> [DATASET CONTENT]
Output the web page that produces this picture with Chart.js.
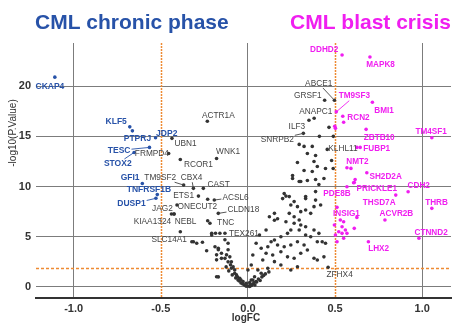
<!DOCTYPE html>
<html>
<head>
<meta charset="utf-8">
<script src="https://cdn.jsdelivr.net/npm/chart.js@4"></script>
<style>
  html, body { margin: 0; padding: 0; background: #fff; }
  #wrap { width: 455px; height: 329px; }
</style>
</head>
<body>
<div id="wrap"><canvas id="volcano" width="455" height="329"></canvas></div>
<script>
// axis ticks
const fcTicks = [-1.0, -0.5, 0.0, 0.5, 1.0];
const pTicks = [0, 5, 10, 15, 20];
const fcCutoff = 0.5;
const pCutoff = 1.9;

// labelled genes: [name, logFC, -log10(p)]
const chronicGenes = [
  ["CKAP4", -1.108, 20.9], ["KLF5", -0.678, 15.95], ["PTPRJ", -0.663, 15.55],
  ["JDP2", -0.53, 14.86], ["TESC", -0.565, 13.9], ["STOX2", -0.653, 13.4],
  ["GFI1", -0.606, 10.3], ["TNFRSF1B", -0.52, 9.2], ["DUSP1", -0.528, 8.83]
];
const blastGenes = [
  ["DDHD2", 0.54, 23.1], ["MAPK8", 0.70, 22.9], ["TM9SF3", 0.507, 17.44],
  ["BMI1", 0.714, 18.4], ["RCN2", 0.544, 17.0], ["ZBTB10", 0.678, 15.7],
  ["TM4SF1", 1.055, 14.86], ["FUBP1", 0.625, 13.9], ["NMT2", 0.568, 11.87],
  ["SH2D2A", 0.682, 11.37], ["PRICKLE1", 0.615, 10.7], ["CDH2", 0.919, 9.48],
  ["PDE8B", 0.568, 9.98], ["THSD7A", 0.848, 9.15], ["THRB", 1.055, 7.83],
  ["INSIG1", 0.625, 6.93], ["ACVR2B", 0.786, 6.67], ["CTNND2", 0.981, 4.85],
  ["LHX2", 0.691, 4.5]
];
const otherGenes = [
  ["FRMPD4", -0.455, 13.3], ["UBN1", -0.436, 14.8], ["ACTR1A", -0.233, 16.5],
  ["WNK1", -0.18, 12.8], ["RCOR1", -0.388, 12.7], ["TM9SF2", -0.369, 10.15],
  ["CBX4", -0.313, 9.82], ["CAST", -0.256, 9.82], ["ETS1", -0.284, 9.05],
  ["ACSL6", -0.193, 8.66], ["JAG2", -0.439, 7.26], ["ONECUT2", -0.407, 8.16],
  ["CLDN18", -0.17, 7.33], ["KIAA1324", -0.424, 7.26], ["NEBL", -0.388, 5.5],
  ["TNC", -0.231, 6.6], ["TEX261", -0.132, 5.35], ["SLC14A1", -0.313, 4.5],
  ["ZFHX4", 0.46, 1.96], ["ABCE1", 0.496, 18.6], ["GRSF1", 0.44, 18.6],
  ["ANAPC1", 0.35, 16.6], ["ILF3", 0.465, 15.9], ["SNRPB2", 0.318, 15.3],
  ["KLHL11", 0.455, 13.7]
];

// where each name is written: [logFC, -log10(p), leader line]
const labelSpots = {
  CKAP4: [-1.136, 20.0, 0], KLF5: [-0.756, 16.5, 0], PTPRJ: [-0.634, 14.8, 0],
  JDP2: [-0.466, 15.3, 0], TESC: [-0.739, 13.6, 1], STOX2: [-0.747, 12.3, 1],
  GFI1: [-0.676, 10.85, 0], TNFRSF1B: [-0.568, 9.65, 0], DUSP1: [-0.668, 8.26, 1],
  FRMPD4: [-0.551, 13.23, 0], UBN1: [-0.358, 14.3, 0], ACTR1A: [-0.17, 17.1, 0],
  WNK1: [-0.114, 13.46, 0], RCOR1: [-0.284, 12.14, 0], TM9SF2: [-0.503, 10.88, 1],
  CBX4: [-0.324, 10.88, 1], CAST: [-0.168, 10.15, 0], ETS1: [-0.369, 9.05, 0],
  ACSL6: [-0.071, 8.93, 1], JAG2: [-0.491, 7.83, 0], ONECUT2: [-0.29, 7.99, 0],
  CLDN18: [-0.026, 7.73, 1], KIAA1324: [-0.548, 6.5, 0], NEBL: [-0.358, 6.5, 0],
  TNC: [-0.128, 6.44, 0], TEX261: [-0.023, 5.34, 0], SLC14A1: [-0.452, 4.68, 0],
  ZFHX4: [0.526, 1.26, 0], ABCE1: [0.406, 20.27, 1], GRSF1: [0.344, 19.0, 0],
  ANAPC1: [0.389, 17.44, 0], ILF3: [0.281, 16.0, 0], SNRPB2: [0.168, 14.7, 1],
  KLHL11: [0.545, 13.8, 0],
  DDHD2: [0.4375, 23.6, 0], MAPK8: [0.761, 22.16, 0], TM9SF3: [0.611, 19.0, 1],
  BMI1: [0.781, 17.6, 0], RCN2: [0.634, 16.9, 0], ZBTB10: [0.753, 14.9, 0],
  TM4SF1: [1.051, 15.5, 0], FUBP1: [0.739, 13.8, 0], NMT2: [0.628, 12.47, 0],
  SH2D2A: [0.79, 10.97, 0], PRICKLE1: [0.739, 9.82, 0], CDH2: [0.98, 10.08, 0],
  PDE8B: [0.511, 9.25, 0], THSD7A: [0.753, 8.39, 0], THRB: [1.082, 8.39, 0],
  INSIG1: [0.565, 7.26, 0], ACVR2B: [0.852, 7.26, 0], CTNND2: [1.051, 5.44, 0],
  LHX2: [0.75, 3.78, 0]
};

// unlabelled points
const chronicExtra = [];
const blastExtra = [
  [0.549, 16.4], [0.498, 16.0], [0.502, 15.8], [0.644, 13.9], [0.591, 11.81],
  [0.61, 10.4], [0.606, 10.38], [0.511, 7.93], [0.496, 6.17], [0.53, 6.67],
  [0.549, 6.5], [0.54, 6.0], [0.559, 5.67], [0.521, 5.5], [0.54, 5.34],
  [0.568, 5.34], [0.549, 4.85], [0.511, 4.5], [0.61, 5.84], [0.502, 5.17]
];
const otherExtra = [
  [0.38, 16.8], [0.41, 15.0], [0.49, 15.0],
  [-0.424, 7.26], [-0.231, 8.73], [-0.218, 6.34], [-0.294, 4.35], [-0.261, 4.45],
  [-0.322, 4.5], [-0.237, 3.6], [-0.208, 5.35], [-0.186, 5.35], [-0.161, 5.35],
  [-0.132, 4.7], [-0.114, 4.35], [-0.189, 4.0], [-0.17, 3.85], [-0.18, 3.2],
  [-0.152, 2.85], [-0.123, 3.2], [-0.114, 3.7], [-0.104, 3.0], [-0.095, 2.5],
  [-0.085, 2.0], [-0.076, 1.7], [-0.066, 1.2], [-0.047, 0.87], [-0.028, 0.53],
  [-0.01, 0.37], [0.01, 0.43], [0.028, 0.7], [0.047, 0.53], [-0.17, 1.0],
  [-0.095, 1.86], [-0.076, 1.36], [-0.057, 0.7], [-0.114, 2.5], [-0.132, 2.85],
  [-0.152, 3.35], [-0.17, 3.7], [-0.18, 2.7], [-0.18, 1.02], [-0.208, 5.17],
  [-0.09, 1.2], [-0.07, 0.9], [-0.05, 0.6], [-0.04, 0.4], [-0.02, 0.2],
  [0.0, 0.1], [0.02, 0.15], [0.03, 0.3], [0.05, 0.5], [0.06, 0.8], [0.08, 1.0],
  [0.1, 1.3], [0.12, 1.5], [-0.11, 1.6], [0.01, 0.05], [-0.01, 0.08],
  [0.04, 0.2], [-0.03, 0.3], [-0.1, 2.2], [-0.06, 1.0], [-0.04, 0.7],
  [0.015, 0.25], [0.035, 0.45], [0.07, 0.65], [0.09, 1.15], [-0.125, 2.0],
  [0.294, 14.2], [0.322, 14.0], [0.369, 14.0], [0.341, 13.3], [0.388, 13.1],
  [0.284, 12.4], [0.379, 12.5], [0.398, 12.0], [0.322, 11.6], [0.369, 11.5],
  [0.256, 11.1], [0.256, 10.8], [0.294, 10.5], [0.341, 10.6], [0.388, 10.7],
  [0.445, 11.8], [0.489, 11.8], [0.436, 10.8], [0.48, 12.6],
  [0.303, 10.5], [0.407, 10.2],
  [0.208, 9.3], [0.237, 9.0], [0.199, 8.8], [0.265, 8.5], [0.331, 8.8],
  [0.388, 8.65], [0.417, 8.16], [0.246, 8.16], [0.284, 8.0], [0.303, 7.5],
  [0.331, 7.66], [0.36, 7.33], [0.379, 8.0], [0.237, 7.33], [0.265, 7.0],
  [0.294, 6.67], [0.218, 6.5], [0.265, 6.34], [0.303, 6.17], [0.331, 6.0],
  [0.379, 5.67], [0.407, 5.34], [0.426, 4.5], [0.445, 4.35], [0.398, 4.5],
  [0.36, 5.0], [0.331, 5.17], [0.294, 5.67], [0.246, 5.67], [0.227, 5.34],
  [0.189, 5.0], [0.152, 4.68], [0.17, 4.18], [0.133, 4.5], [0.114, 4.0],
  [0.208, 4.0], [0.246, 4.18], [0.284, 4.5], [0.322, 4.18], [0.341, 3.68],
  [0.379, 2.86], [0.398, 2.69], [0.303, 3.35], [0.265, 2.86], [0.284, 2.02],
  [0.227, 3.0], [0.189, 3.5], [0.142, 3.18], [0.104, 3.35], [0.085, 2.69],
  [0.152, 2.52], [0.189, 2.19], [0.246, 1.69], [0.114, 1.86], [0.076, 1.36],
  [0.038, 1.02], [0.019, 0.7], [0.057, 1.69], [0.019, 2.19], [0.0, 1.69],
  [0.436, 3.0], [0.123, 7.0], [0.152, 7.33], [0.104, 5.67], [0.066, 5.17],
  [0.047, 4.35], [0.076, 3.85], [0.028, 3.18],
  [0.218, 9.05], [0.331, 9.0], [0.388, 9.5], [0.17, 6.8], [0.152, 6.65]
];

const BLUE = "#2752a8";
const MAGENTA = "#f01ef0";
const GREY = "#333333";
const ORANGE = "#ee8a33";

function toXY(list) {
  return list.map(g => ({ x: g[g.length - 2], y: g[g.length - 1] }));
}

const labelGroups = [
  { genes: chronicGenes, color: BLUE, font: "bold 8.5px Arial, 'Liberation Sans', sans-serif" },
  { genes: blastGenes, color: MAGENTA, font: "bold 8.2px Arial, 'Liberation Sans', sans-serif" },
  { genes: otherGenes, color: "#444", font: "8.3px Arial, 'Liberation Sans', sans-serif" }
];

const decorations = {
  id: "decorations",
  beforeDraw(chart) {
    const ctx = chart.ctx;
    ctx.save();
    ctx.fillStyle = "#fff";
    ctx.fillRect(0, 0, chart.width, chart.height);
    ctx.restore();
  },
  beforeDatasetsDraw(chart) {
    const { ctx, chartArea: a, scales: { x, y } } = chart;
    ctx.save();
    ctx.strokeStyle = ORANGE;
    ctx.lineWidth = 1.5;
    ctx.setLineDash([2, 1]);
    [-fcCutoff, fcCutoff].forEach(v => {
      const px = Math.round(x.getPixelForValue(v)) + 0.5;
      ctx.beginPath();
      ctx.moveTo(px, a.top);
      ctx.lineTo(px, a.bottom);
      ctx.stroke();
    });
    ctx.setLineDash([3, 2]);
    const py = Math.round(y.getPixelForValue(pCutoff)) + 0.5;
    ctx.beginPath();
    ctx.moveTo(a.left, py);
    ctx.lineTo(a.right, py);
    ctx.stroke();
    ctx.restore();
  },
  afterDatasetsDraw(chart) {
    const { ctx, scales: { x, y } } = chart;
    ctx.save();
    ctx.textAlign = "center";
    ctx.textBaseline = "middle";
    labelGroups.forEach(group => {
      ctx.font = group.font;
      ctx.fillStyle = group.color;
      ctx.strokeStyle = group.color;
      group.genes.forEach(g => {
        const spot = labelSpots[g[0]];
        if (!spot) return;
        const lx = x.getPixelForValue(spot[0]);
        const ly = y.getPixelForValue(spot[1]);
        ctx.fillText(g[0], lx, ly);
        if (spot[2]) {
          const px = x.getPixelForValue(g[1]);
          const py = y.getPixelForValue(g[2]);
          const hw = ctx.measureText(g[0]).width / 2 + 1;
          const hh = 4.5;
          const dx = px - lx, dy = py - ly;
          const t = Math.min(Math.abs(dx) > 0 ? hw / Math.abs(dx) : 1e9,
                             Math.abs(dy) > 0 ? hh / Math.abs(dy) : 1e9);
          ctx.lineWidth = 0.9;
          ctx.beginPath();
          ctx.moveTo(lx + dx * t, ly + dy * t);
          ctx.lineTo(px, py);
          ctx.stroke();
        }
      });
    });
    ctx.restore();
  },
  afterDraw(chart) {
    const ctx = chart.ctx;
    ctx.save();
    ctx.textBaseline = "alphabetic";
    ctx.font = "bold 21px Arial, 'Liberation Sans', sans-serif";
    ctx.fillStyle = BLUE;
    ctx.textAlign = "left";
    ctx.fillText("CML chronic phase", 35, 29);
    ctx.fillStyle = MAGENTA;
    ctx.fillText("CML blast crisis", 290, 29);

    ctx.fillStyle = "#333";
    ctx.font = "bold 10px Arial, 'Liberation Sans', sans-serif";
    ctx.textAlign = "center";
    ctx.textBaseline = "middle";
    ctx.fillText("logFC", 246, 318);
    ctx.translate(13, 133);
    ctx.rotate(-Math.PI / 2);
    ctx.font = "10px Arial, 'Liberation Sans', sans-serif";
    ctx.fillText("-log10(P.Value)", 0, 0);
    ctx.restore();
  }
};

new Chart(document.getElementById("volcano"), {
  type: "scatter",
  data: {
    datasets: [
      {
        data: toXY(otherGenes).concat(otherExtra.map(p => ({ x: p[0], y: p[1] }))),
        backgroundColor: GREY, borderWidth: 0, pointRadius: 1.8
      },
      {
        data: toXY(chronicGenes).concat(chronicExtra.map(p => ({ x: p[0], y: p[1] }))),
        backgroundColor: BLUE, borderWidth: 0, pointRadius: 1.8
      },
      {
        data: toXY(blastGenes).concat(blastExtra.map(p => ({ x: p[0], y: p[1] }))),
        backgroundColor: MAGENTA, borderWidth: 0, pointRadius: 1.8
      }
    ]
  },
  options: {
    responsive: false,
    animation: false,
    layout: { padding: { top: 43, left: 0, right: 0, bottom: 0 } },
    plugins: { legend: { display: false }, tooltip: { enabled: false } },
    scales: {
      x: {
        type: "linear",
        min: -1.216, max: 1.165,
        afterFit: s => { s.height = 31; },
        afterBuildTicks: s => { s.ticks = fcTicks.map(v => ({ value: v })); },
        ticks: {
          includeBounds: false,
          padding: 4,
          color: "#333",
          font: { size: 11, weight: "bold", family: "Arial, 'Liberation Sans', sans-serif" },
          callback: v => Number(v).toFixed(1)
        },
        grid: {
          drawTicks: false,
          color: c => (c.tick && Math.abs(Math.abs(c.tick.value) - fcCutoff) < 1e-6) ? "rgba(0,0,0,0)" : "#7c7c7c",
          lineWidth: 1
        },
        border: { display: true, color: "#333", width: 2 }
      },
      y: {
        type: "linear",
        min: -1.1, max: 24.3,
        afterFit: s => { s.width = 36; },
        afterBuildTicks: s => { s.ticks = pTicks.map(v => ({ value: v })); },
        ticks: {
          includeBounds: false,
          padding: 5,
          color: "#333",
          font: { size: 11, weight: "bold", family: "Arial, 'Liberation Sans', sans-serif" }
        },
        grid: { drawTicks: false, color: "#7c7c7c", lineWidth: 1 },
        border: { display: false }
      }
    }
  },
  plugins: [decorations]
});
</script>
</body>
</html>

> [WRITTEN REQUEST] Reproduce the material above from its first line through the line containing "const pCutoff = 1.9;", both ends included, and skip every picture.

> [CORRECT OUTPUT]
Output the web page that produces this picture with Chart.js.
<!DOCTYPE html>
<html>
<head>
<meta charset="utf-8">
<script src="https://cdn.jsdelivr.net/npm/chart.js@4"></script>
<style>
  html, body { margin: 0; padding: 0; background: #fff; }
  #wrap { width: 455px; height: 329px; }
</style>
</head>
<body>
<div id="wrap"><canvas id="volcano" width="455" height="329"></canvas></div>
<script>
// axis ticks
const fcTicks = [-1.0, -0.5, 0.0, 0.5, 1.0];
const pTicks = [0, 5, 10, 15, 20];
const fcCutoff = 0.5;
const pCutoff = 1.9;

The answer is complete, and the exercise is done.